Intuition We can iterate through the array and count the frequency of every element using a hash map. Since we only need to find the element that appears more than 25% of the time, we can check the counts against the threshold n / 4.

Steps

  • Calculate the threshold quarter as n / 4.
  • Initialize a hash map to store frequencies.
  • Iterate through the array, incrementing the count for each element.
  • Iterate through the map entries and return the key where the value exceeds quarter.
python
from typing import List
from collections import Counter

class Solution:
    def findSpecialInteger(self, arr: List[int]) -> int:
        n = len(arr)
        quarter = n // 4
        count = Counter(arr)
        for k, v in count.items():
            if v > quarter:
                return k
        return -1

Complexity

  • Time: O(n)
  • Space: O(n)
  • Notes: Uses extra space proportional to the number of unique elements.

Linear Scan

Intuition Since the array is sorted, identical elements are grouped together. We can iterate through the array and count the length of the current consecutive sequence. If the count exceeds n / 4, we return that element immediately.

Steps

  • Calculate n and quarter.
  • Initialize count to 1.
  • Iterate from index 1 to the end of the array.
  • If arr[i] equals arr[i-1], increment count. Otherwise, reset count to 1.
  • If count exceeds quarter, return arr[i].
  • Return the last element as a fallback (handles cases where the target is at the very end).
python
from typing import List

class Solution:
    def findSpecialInteger(self, arr: List[int]) -> int:
        n = len(arr)
        quarter = n // 4
        count = 1
        for i in range(1, n):
            if arr[i] == arr[i - 1]:
                count += 1
            else:
                count = 1
            if count > quarter:
                return arr[i]
        return arr[-1]

Complexity

  • Time: O(n)
  • Space: O(1)
  • Notes: Optimal space usage, leveraging the sorted property.

Fixed Window Check

Intuition If an element appears more than 25% of the time in a sorted array of length n, then that element must occupy at least one position in the first 75% of the array and also appear at the position n / 4 steps ahead. Specifically, for any index i, if arr[i] == arr[i + n/4], then arr[i] is the answer because the distance between these two indices is n/4, meaning there are at least n/4 + 1 occurrences of that element.

Steps

  • Calculate n and span (which is n / 4).
  • Iterate i from 0 to n - span - 1.
  • Check if arr[i] is equal to arr[i + span].
  • If they are equal, return arr[i].
python
from typing import List

class Solution:
    def findSpecialInteger(self, arr: List[int]) -> int:
        n = len(arr)
        span = n // 4
        for i in range(n - span):
            if arr[i] == arr[i + span]:
                return arr[i]
        return -1

Complexity

  • Time: O(n)
  • Space: O(1)
  • Notes: Very concise and efficient, relying on the mathematical property of the sorted array.
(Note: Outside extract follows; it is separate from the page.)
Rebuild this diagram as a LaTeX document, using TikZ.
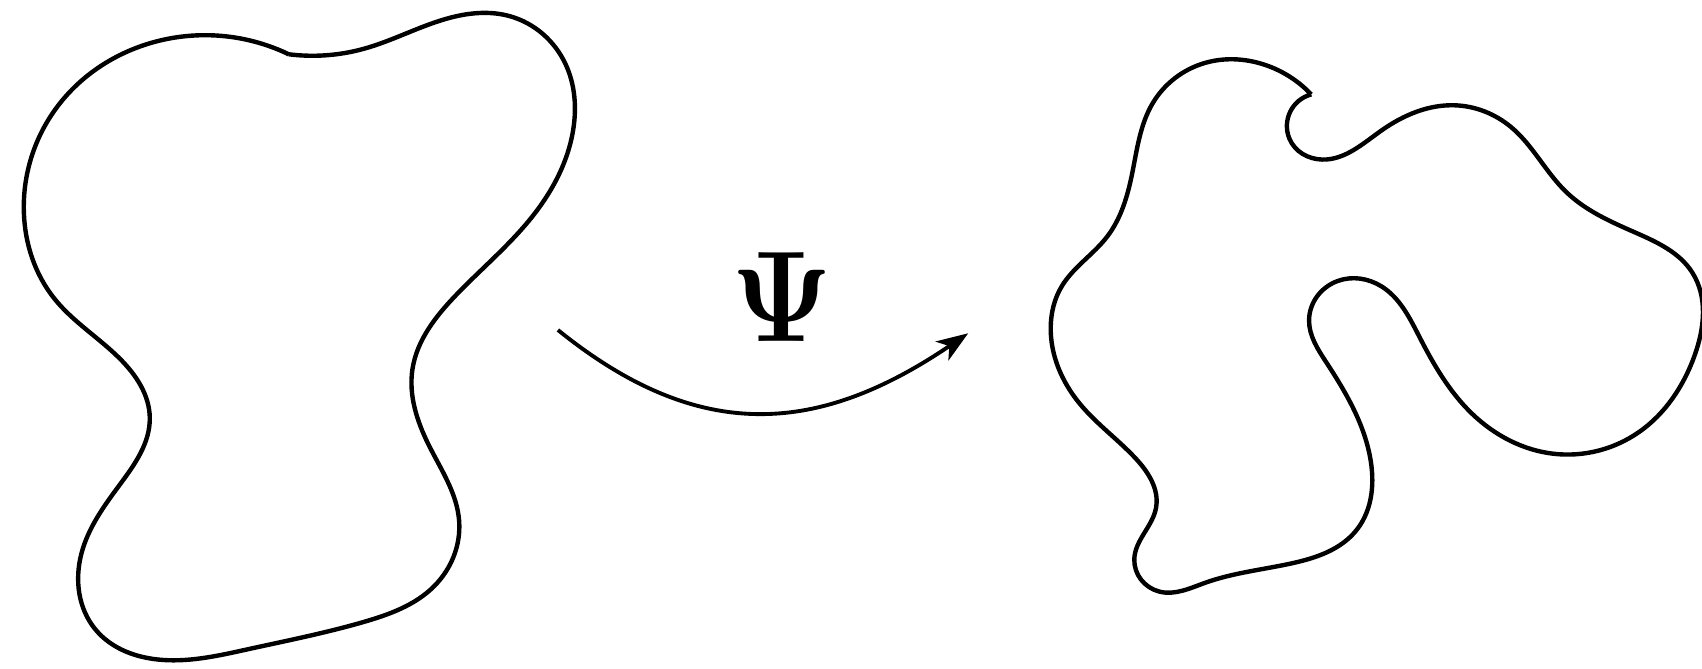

Binary Search on Candidates

Intuition Since the array is sorted, the element appearing more than 25% must occupy one of the “quarter” positions: 0, n/4, n/2, or 3n/4. We can pick these four candidates and use binary search to find the first and last occurrence of each candidate. If the range length (last - first + 1) is greater than n / 4, we return that candidate.

Steps

  • Calculate n and quarter.
  • Define a helper function findLeft to find the first index of a target using binary search.
  • Define a helper function findRight to find the last index of a target using binary search.
  • Iterate through the candidate indices: 0, n/4, n/2, 3n/4.
  • For each candidate value, find its left and right bounds.
  • If right - left + 1 &gt; quarter, return the candidate.
python
from typing import List
import bisect

class Solution:
    def findSpecialInteger(self, arr: List[int]) -> int:
        n = len(arr)
        quarter = n // 4
        candidates = [arr[n // 4], arr[n // 2], arr[3 * n // 4]]
        
        for cand in candidates:
            left = bisect.bisect_left(arr, cand)
            right = bisect.bisect_right(arr, cand) - 1
            if right - left + 1 > quarter:
                return cand
        return arr[0]

Complexity

  • Time: O(log n)
  • Space: O(1)
  • Notes: Theoretically the fastest time complexity, though with a small constant factor due to checking multiple candidates.